Il faut défendre tout acquis, sans embellir le CDI et le code du travail. Depuis 1982 et le blocage des salaires par le gouvernement PS-PCF-PRG, les gouvernements comprenant le PS et le PCF (ou le PS seul) n’ont pas annulé les mesures essentielles des gouvernements de type LR ou LR-UDI-MoDem.
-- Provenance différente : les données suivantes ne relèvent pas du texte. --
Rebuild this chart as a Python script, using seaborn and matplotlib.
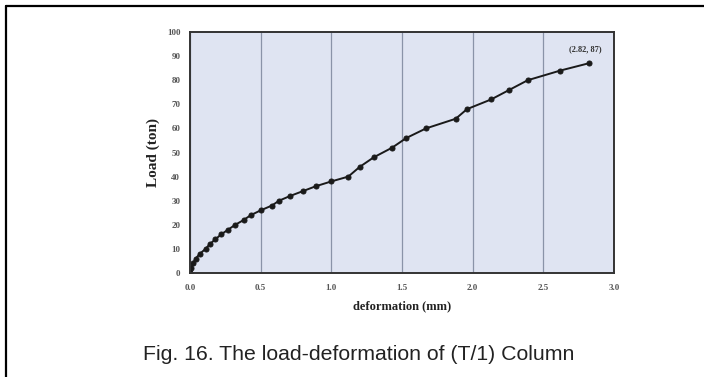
import seaborn as sns
import matplotlib.pyplot as plt
import pandas as pd
from matplotlib.lines import Line2D

# datos
deformacion = [0.0, 0.0, 0.01, 0.02, 0.04, 0.07, 0.11, 0.14, 0.18, 0.22, 0.27,
               0.32, 0.38, 0.43, 0.50, 0.58, 0.63, 0.71, 0.80, 0.89, 1.00,
               1.12, 1.20, 1.30, 1.43, 1.53, 1.67, 1.88, 1.96, 2.13, 2.26,
               2.39, 2.62, 2.82]
carga = [0, 0, 2, 4, 6, 8, 10, 12, 14, 16, 18, 20, 22, 24, 26, 28, 30, 32, 34,
         36, 38, 40, 44, 48, 52, 56, 60, 64, 68, 72, 76, 80, 84, 87]
ticksX = [0.0, 0.5, 1.0, 1.5, 2.0, 2.5, 3.0]
ticksY = [0, 10, 20, 30, 40, 50, 60, 70, 80, 90, 100]
etiquetaFinal = "(2.82, 87)"

dataFrameCarga = pd.DataFrame({'deformacion': deformacion, 'carga': carga})

sns.set_style("white")
plt.rcParams['font.family'] = ['Liberation Serif', 'DejaVu Serif']

fig = plt.figure(figsize=(7.04, 3.77), dpi=100)
ax = fig.add_axes([190 / 704, 1 - 273 / 377, 424 / 704, 241 / 377])

sns.lineplot(data=dataFrameCarga, x='deformacion', y='carga', ax=ax,
             color="#1a1a1a", linewidth=1.4, marker='o', markersize=3.6,
             markeredgecolor="#1a1a1a", sort=False, estimator=None)

ax.set_facecolor("#dfe4f2")
ax.set_xlim(0, 2.99)
ax.set_ylim(0, 100)
ax.set_xticks(ticksX)
ax.set_xticklabels([f"{t:.1f}" for t in ticksX], fontsize=6.5, fontweight='bold', color="#555555")
ax.set_yticks(ticksY)
ax.set_yticklabels([str(t) for t in ticksY], fontsize=6.5, fontweight='bold', color="#555555")
ax.tick_params(axis='y', length=0, pad=7)
ax.tick_params(axis='x', length=0, pad=8)
ax.grid(axis='x', color="#8a93a8", linewidth=0.9)
ax.grid(axis='y', visible=False)
for lado in ax.spines.values():
    lado.set_color("#333333")
    lado.set_linewidth(1.4)

ax.set_xlabel("deformation (mm)", fontsize=9, fontweight='bold', labelpad=6, color="#222222")
ax.set_ylabel("Load (ton)", fontsize=11, fontweight='bold', labelpad=5, color="#222222")

ax.annotate(etiquetaFinal, xy=(deformacion[-1], carga[-1]), xytext=(-2, 7),
            textcoords='offset points', ha='center', va='bottom',
            fontsize=6, fontweight='bold', color="#333333")

fig.text(359 / 704, 1 - 360 / 377, "Fig. 16. The load-deformation of (T/1) Column",
         ha='center', va='baseline', fontsize=15.3, family='Liberation Sans', color="#222222")

# marco exterior (solo arriba e izquierda)
fig.add_artist(Line2D([6 / 704, 1], [1 - 6 / 377, 1 - 6 / 377], color='black', linewidth=1.6))
fig.add_artist(Line2D([6 / 704, 6 / 704], [0, 1 - 6 / 377], color='black', linewidth=1.6))

fig.savefig("out.png", dpi=100)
Jamais les directions syndicales n’ont appelé à la grève générale contre une attaque, jamais elles n’ont cessé de discuter les projets réactionnaires.
- Boycott des négociations de dislocation du droit du travail !
- Pas de salaire à moins de 1 500 euros, augmentation de 200 euros pour tous !
- Interdiction des licenciements, échelle mobile des heures de travail jusqu’à la disparition du chômage !
- Intégration des précaires, égalité des droits pour les immigrés, un travail digne pour tous !
- Nationalisation sans indemnité des grands groupes capitalistes !
- Intégration des mutuelles à la sécurité sociale, remboursement total des soins, la sécurité sociale sous le contrôle des seuls travailleurs !
- Une centrale syndicale unifiée, de lutte de classe et démocratique !
Pour en finir avec la précarité, il faut en finir avec l’exploitation : la classe ouvrière doit prendre le pouvoir, exproprier le grand capital, étendre la révolution socialiste en Europe et dans le monde. Pour cela, il faut préparer un parti ouvrier révolutionnaire, combattre dans les syndicats les bureaucraties qui s’associent à toutes les contre-réformes, mettre sur pied des organes d’auto-organisation des masses en lutte.